Les techniques de marketing modernes en sont bien conscientes. Vous pouvez l’observer dans toutes les offres promotionnelles, avec des messages “A ne pas manquer”, les ventes privées, les éditions limitées.
Il y a quelques mois, j’ai justement acheté un abonnement à une formation en ligne, me donnant accès à un grand nombre de vidéos, des exercices à faire à mon rythme sur plusieurs mois, présenté comme une édition limitée valant beaucoup plus cher que le prix proposé. Bien sûr il fallait s’abonner avant une certaine échéance, après les ventes sont closes. Depuis mon achat, j’ai du regarder deux vidéos. Et je me suis efforcée de le faire surtout parce que j’avais fait cet investissement.
Sans vouloir dénigrer l’offre, qui est peut-être très bien construite, cette façon de la promouvoir comme une édition limitée me met à la fois une pression temporelle pour y souscrire, donc m’impose un temps qui n’est pas le mien, et agit sur ma peur de rater une occasion qui ne se représenterait pas dans le futur.
Avant chacun de mes voyages, que ce soit en train ou en avion, j’ai toujours cette peur d’arriver en retard et de rater le départ. Je fais régulièrement des rêves dans lesquels je suis en retard, je mets du temps à me préparer, je rate un rendez-vous, et d’autres personnes m’attendent.
La peur de rater et la peur du retard semblent se rejoindre. Lorsque je rate une opportunité, je suis en retard. Lorsque je manque un examen, je passe des rattrapages, ou je redouble mon année, ce qui me met en retard dans mon cursus. Lorsque je rate mon train, je suis en retard sur mon calendrier et je dois attendre le train suivant.
Pourtant, ce retard vient d’un temps déterminé de l’extérieur. L’heure du train est fixée par la compagnie ferroviaire. La date de mon examen est définie par mon école. Les échéances au travail sont fixées par mes managers. Toutes ces dates sont prévues d’avance, et il ne tiendrait qu’à moi de m’y préparer, de bien m’organiser, et de faire de mon mieux pour les respecter. Si je n’y arrive pas, je suis en retard.
Au travail, les échéances créent un stress chez les employés du fait de cette angoisse du retard. C’est même une stratégie de management, que d’imposer des “deadlines” pour motiver les troupes. Des dates n’ayant aucune réalité à part celle de mettre une pression sur les employés pour qu’ils travaillent plus vite.
Certaines personnes disent être habituées de fonctionner sous pression, et si elles n’ont pas d’échéances, elles vont prendre leur temps et ne seront pas efficaces.

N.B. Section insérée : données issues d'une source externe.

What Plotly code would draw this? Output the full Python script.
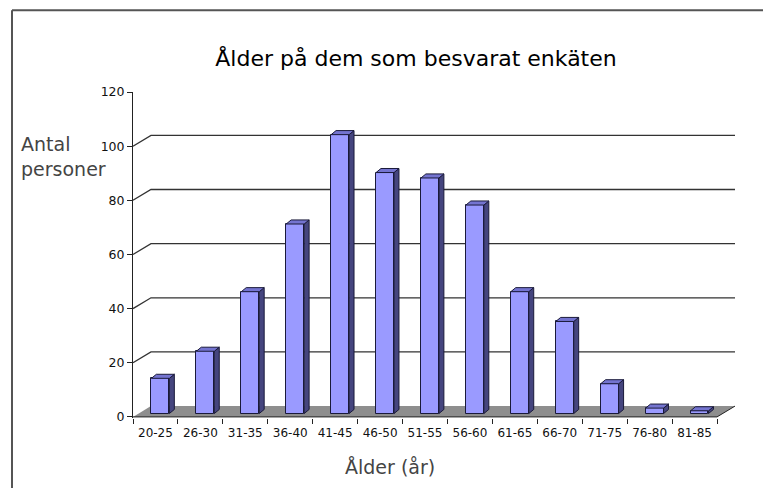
import plotly.graph_objects as go

# ---- data ----
age_groups = ["20-25", "26-30", "31-35", "36-40", "41-45", "46-50", "51-55",
              "56-60", "61-65", "66-70", "71-75", "76-80", "81-85"]
persons = [13, 23, 45, 70, 103, 89, 87, 77, 45, 34, 11, 2, 1]
y_ticks = [0, 20, 40, 60, 80, 100, 120]
grid_values = [20, 40, 60, 80, 100]

title_text = "Ålder på dem som besvarat enkäten"
y_title = "Antal<br>personer"
x_title = "Ålder (år)"

# ---- pseudo-3D geometry (in axis units) ----
FLOOR_DX, FLOOR_DY = 0.4, 4.0      # depth of floor / back wall
BAR_W, BAR_SHIFT = 0.4, 0.11        # bar front width and shift into depth
BAR_BASE = 1.25                     # front face bottom sits slightly into the floor
BAR_DX, BAR_DY = 0.11, 1.5          # bar depth

idx = list(range(len(age_groups)))
x0, x1 = -0.5, len(age_groups) - 0.5

FONT = "DejaVu Sans"

fig = go.Figure()

# side faces and top faces of bars, computed from data
side_x, side_y, top_x, top_y = [], [], [], []
for i, v in zip(idx, persons):
    left = i + BAR_SHIFT - BAR_W / 2
    right = i + BAR_SHIFT + BAR_W / 2
    bot = BAR_BASE
    top = BAR_BASE + v
    side_x += [right, right, right + BAR_DX, right + BAR_DX, right, None]
    side_y += [bot, top, top + BAR_DY, bot + BAR_DY, bot, None]
    top_x += [left, right, right + BAR_DX, left + BAR_DX, left, None]
    top_y += [top, top, top + BAR_DY, top + BAR_DY, top, None]

fig.add_trace(go.Bar(
    x=idx, y=persons, base=BAR_BASE, width=BAR_W, offset=BAR_SHIFT - BAR_W / 2,
    marker=dict(color="#9a9aff", line=dict(color="#1a1a3a", width=1)),
    showlegend=False, hoverinfo="skip"))

fig.add_trace(go.Scatter(
    x=side_x, y=side_y, mode="lines", fill="toself", fillcolor="#45457e",
    line=dict(color="#1a1a3a", width=1), showlegend=False, hoverinfo="skip"))
fig.add_trace(go.Scatter(
    x=top_x, y=top_y, mode="lines", fill="toself", fillcolor="#7474d0",
    line=dict(color="#1a1a3a", width=1), showlegend=False, hoverinfo="skip"))

shapes = []
# back-wall gridlines
for g in grid_values:
    shapes.append(dict(
        type="path", xref="x", yref="y", layer="below",
        path=f"M {x0},{g} L {x0 + FLOOR_DX},{g + FLOOR_DY} L {x1 + FLOOR_DX},{g + FLOOR_DY}",
        line=dict(color="#333333", width=1.3)))
# floor
shapes.append(dict(
    type="path", xref="x", yref="y", layer="below",
    path=f"M {x0},0 L {x1},0 L {x1 + FLOOR_DX},{FLOOR_DY} L {x0 + FLOOR_DX},{FLOOR_DY} Z",
    fillcolor="#8e8e8e", line=dict(width=0)))
# floor front edge and right edge
shapes.append(dict(
    type="path", xref="x", yref="y", layer="above",
    path=f"M {x0},0 L {x1},0 L {x1 + FLOOR_DX},{FLOOR_DY}",
    line=dict(color="#222222", width=1)))
# outer chart frame: left edge and top edge
shapes.append(dict(
    type="line", xref="paper", yref="paper",
    x0=-0.201, x1=-0.201, y0=-0.215, y1=1.251,
    line=dict(color="#555555", width=2), layer="above"))
shapes.append(dict(
    type="line", xref="paper", yref="paper",
    x0=-0.201, x1=1.05, y0=1.251, y1=1.251,
    line=dict(color="#555555", width=2), layer="above"))

fig.update_layout(
    width=763, height=488,
    margin=dict(l=133, r=28, t=92, b=70, pad=0),
    paper_bgcolor="white", plot_bgcolor="white",
    font=dict(family=FONT, color="#111111"),
    title=dict(text=title_text, x=416 / 763, xref="container", xanchor="center",
               y=1 - 58 / 488, yref="container", yanchor="middle",
               font=dict(family=FONT, size=22, color="#000000")),
    shapes=shapes,
    bargap=0,
    showlegend=False,
    annotations=[
        dict(text=y_title, xref="paper", yref="paper", x=-0.189, y=0.801,
             xanchor="left", yanchor="middle", align="left", showarrow=False,
             font=dict(family=FONT, size=19, color="#444444")),
        dict(text=x_title, xref="paper", yref="paper", x=0.427, y=-0.151,
             xanchor="center", yanchor="middle", showarrow=False,
             font=dict(family=FONT, size=19, color="#444444")),
    ],
)

fig.update_xaxes(
    type="linear", range=[x0, x1 + FLOOR_DX],
    tickmode="array", tickvals=idx, ticktext=age_groups,
    ticks="", showline=False, showgrid=False, zeroline=False,
    ticklabelstandoff=6,
    tickfont=dict(family=FONT, size=12, color="#111111"),
    minor=dict(tickmode="array", tickvals=[i - 0.5 for i in range(len(age_groups) + 1)],
               ticks="outside", ticklen=5, tickcolor="#222222", tickwidth=1, showgrid=False),
)
fig.update_yaxes(
    range=[-0.4, 120], tickmode="array", tickvals=y_ticks,
    ticks="outside", ticklen=5, tickcolor="#222222",
    showline=True, linecolor="#222222", linewidth=1,
    showgrid=False, zeroline=False,
    tickfont=dict(family=FONT, size=12.5, color="#111111"),
)

fig.write_html("out.html",
               config={"displayModeBar": False},
               post_script="document.body.style.margin='0';document.body.style.overflow='hidden';")
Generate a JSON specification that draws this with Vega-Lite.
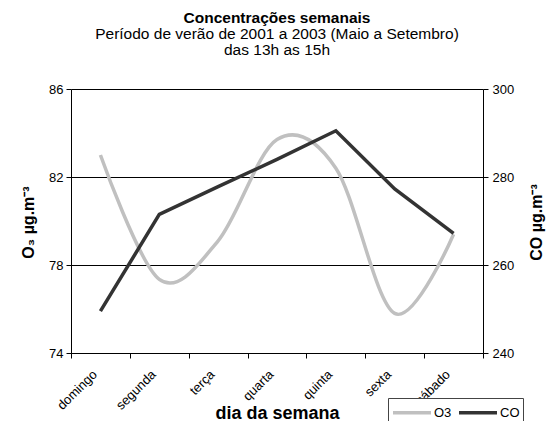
{
  "$schema": "https://vega.github.io/schema/vega-lite/v6.json",
  "width": 412,
  "height": 264,
  "autosize": "none",
  "padding": {"left": 71, "top": 89, "right": 68, "bottom": 68},
  "background": "white",
  "config": {"font": "Liberation Sans", "view": {"stroke": null}},
  "title": {
    "text": "Concentrações semanais",
    "subtitle": ["Período de verão de 2001 a 2003 (Maio a Setembro)", "das 13h as 15h"],
    "fontSize": 15.5,
    "fontWeight": "bold",
    "color": "black",
    "subtitleFontSize": 15.5,
    "subtitleColor": "black",
    "subtitlePadding": 0,
    "subtitleLineHeight": 16,
    "anchor": "middle",
    "offset": 25
  },
  "data": {
    "values": [
      {"dia": "domingo", "O3": 83.0, "CO": 249.5},
      {"dia": "segunda", "O3": 77.35, "CO": 271.5},
      {"dia": "terça", "O3": 79.1, "CO": 277.8},
      {"dia": "quarta", "O3": 83.7, "CO": 284.0},
      {"dia": "quinta", "O3": 82.4, "CO": 290.5},
      {"dia": "sexta", "O3": 75.8, "CO": 277.3},
      {"dia": "sábado", "O3": 79.4, "CO": 267.2}
    ]
  },
  "encoding": {
    "x": {
      "field": "dia",
      "type": "nominal",
      "sort": null,
      "bandPosition": 0.5,
      "scale": {"type": "band", "paddingInner": 0, "paddingOuter": 0},
      "axis": {
        "tickBand": "extent",
        "labelAngle": -45,
        "labelAlign": "right",
        "labelBaseline": "middle",
        "labelFontSize": 13,
        "labelColor": "black",
        "labelPadding": 14,
        "labelOffset": -6,
        "domainColor": "black",
        "tickColor": "black",
        "tickSize": 5,
        "grid": false,
        "title": "dia da semana",
        "titleFontSize": 18,
        "titleFontWeight": "bold",
        "titleColor": "black",
        "titleX": 206,
        "titleY": 65,
        "titleBaseline": "alphabetic",
        "titleAlign": "center"
      }
    },
    "color": {
      "scale": {"domain": ["O3", "CO"], "range": ["#c0c0c0", "#333333"]},
      "legend": {
        "orient": "none",
        "legendX": 317,
        "legendY": 309,
        "direction": "horizontal",
        "title": null,
        "symbolType": "M-1,0H3",
        "symbolSize": 361,
        "symbolStrokeWidth": 3.5,
        "strokeColor": "#444444",
        "fillColor": "white",
        "padding": 3,
        "labelFontSize": 13,
        "labelColor": "black",
        "labelOffset": 20,
        "columnPadding": 0
      }
    }
  },
  "layer": [
    {
      "mark": {"type": "line", "interpolate": "cardinal", "strokeWidth": 3.5},
      "encoding": {
        "y": {
          "field": "O3",
          "type": "quantitative",
          "scale": {"domain": [74, 86], "nice": false, "zero": false},
          "axis": {
            "values": [74, 78, 82, 86],
            "grid": true,
            "gridColor": "black",
            "gridWidth": 1,
            "gridOpacity": 1,
            "domainColor": "black",
            "tickColor": "black",
            "tickSize": 5,
            "labelFontSize": 13,
            "labelColor": "black",
            "labelPadding": 3,
            "title": "O₃ µg.m⁻³",
            "titleFontSize": 16,
            "titleFontWeight": "bold",
            "titleColor": "black",
            "titleAngle": 270,
            "titleX": -43,
            "titleY": 133,
            "titleBaseline": "middle",
            "titleAlign": "center"
          }
        },
        "color": {"datum": "O3"}
      }
    },
    {
      "mark": {"type": "line", "strokeWidth": 3.5},
      "encoding": {
        "y": {
          "field": "CO",
          "type": "quantitative",
          "scale": {"domain": [240, 300], "nice": false, "zero": false},
          "axis": {
            "orient": "right",
            "values": [240, 260, 280, 300],
            "grid": false,
            "domainColor": "black",
            "tickColor": "black",
            "tickSize": 5,
            "labelFontSize": 13,
            "labelColor": "black",
            "labelPadding": 4,
            "title": "CO µg.m⁻³",
            "titleFontSize": 16,
            "titleFontWeight": "bold",
            "titleColor": "black",
            "titleAngle": 270,
            "titleX": 53,
            "titleY": 133,
            "titleBaseline": "middle",
            "titleAlign": "center"
          }
        },
        "color": {"datum": "CO"}
      }
    }
  ],
  "resolve": {"scale": {"y": "independent"}}
}
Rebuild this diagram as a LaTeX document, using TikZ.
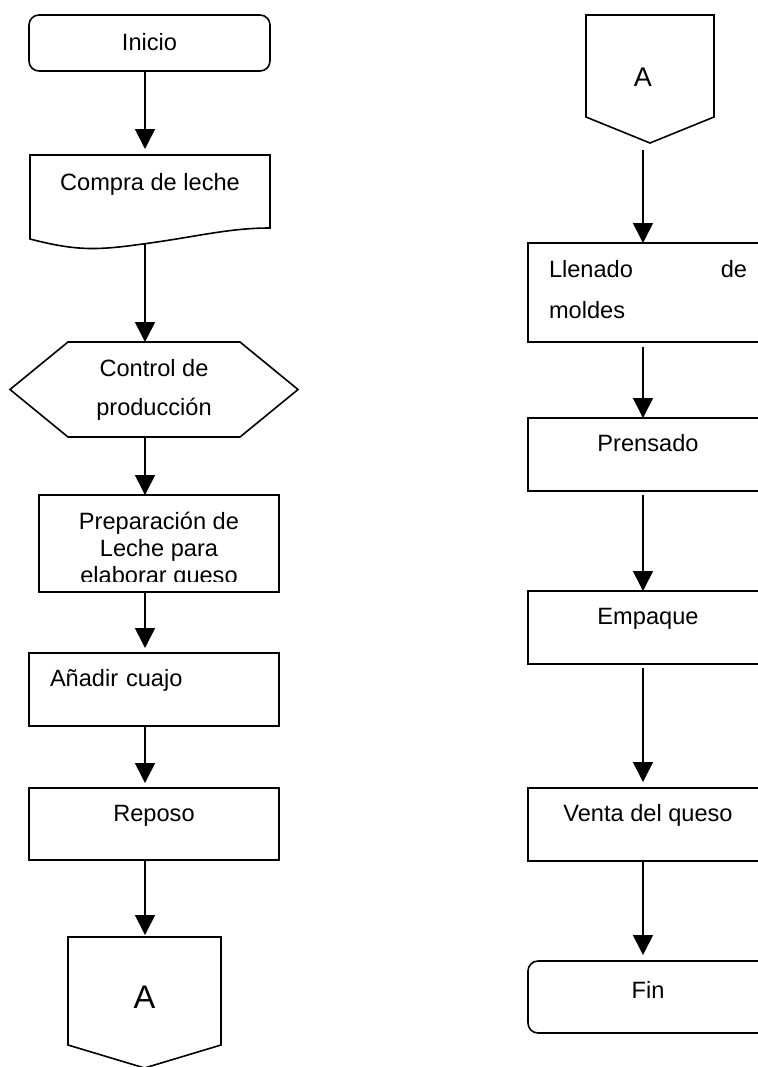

En faites-vous partie ? Je trouve cette idée intéressante, comme si le fait de prendre son temps serait une mauvaise pratique, et qu’une pression extérieure serait la bienvenue. Le travail sous pression serait ainsi préférable au suivi de son propre rythme. L’efficacité avant tout, pourvu que l’on ne soit pas en retard.
Qu’est-ce que “le temps mort” ? À première vue, ce serait un temps où il ne se passe rien. Le contraire du temps bien investi, efficace, et qui serait lui “vivant”.
Je viens de finir le livre “Éloge du retard” écrit par Hélène L’Heuillet, et elle y développe un point de vue bien différent : le temps mort est celui que l’on occupe et qui permet de ne pas le voir passer. On dit d’ailleurs : “tuer le temps”. Au contraire du temps vivant, qui est celui que l’on sent passer, celui où l’on ne fait rien, un temps de contemplation, de réflexion, de créativité, un temps qui représente la vie.
Ainsi, lorsque j’occupe mon temps, avec des tâches diverses, la liste pouvant être longue, je ne vis pas le temps. Et lorsque je n’ai pas de tâche à faire, je peux me distraire en regardant la télé ou les réseaux sociaux, qui me permettent de faire passer le temps sans y penser. “Le temps passe trop vite”, “Je n’ai pas vu le temps passer” sont des phrases assez courantes que j’entends et que j’ai déjà prononcées.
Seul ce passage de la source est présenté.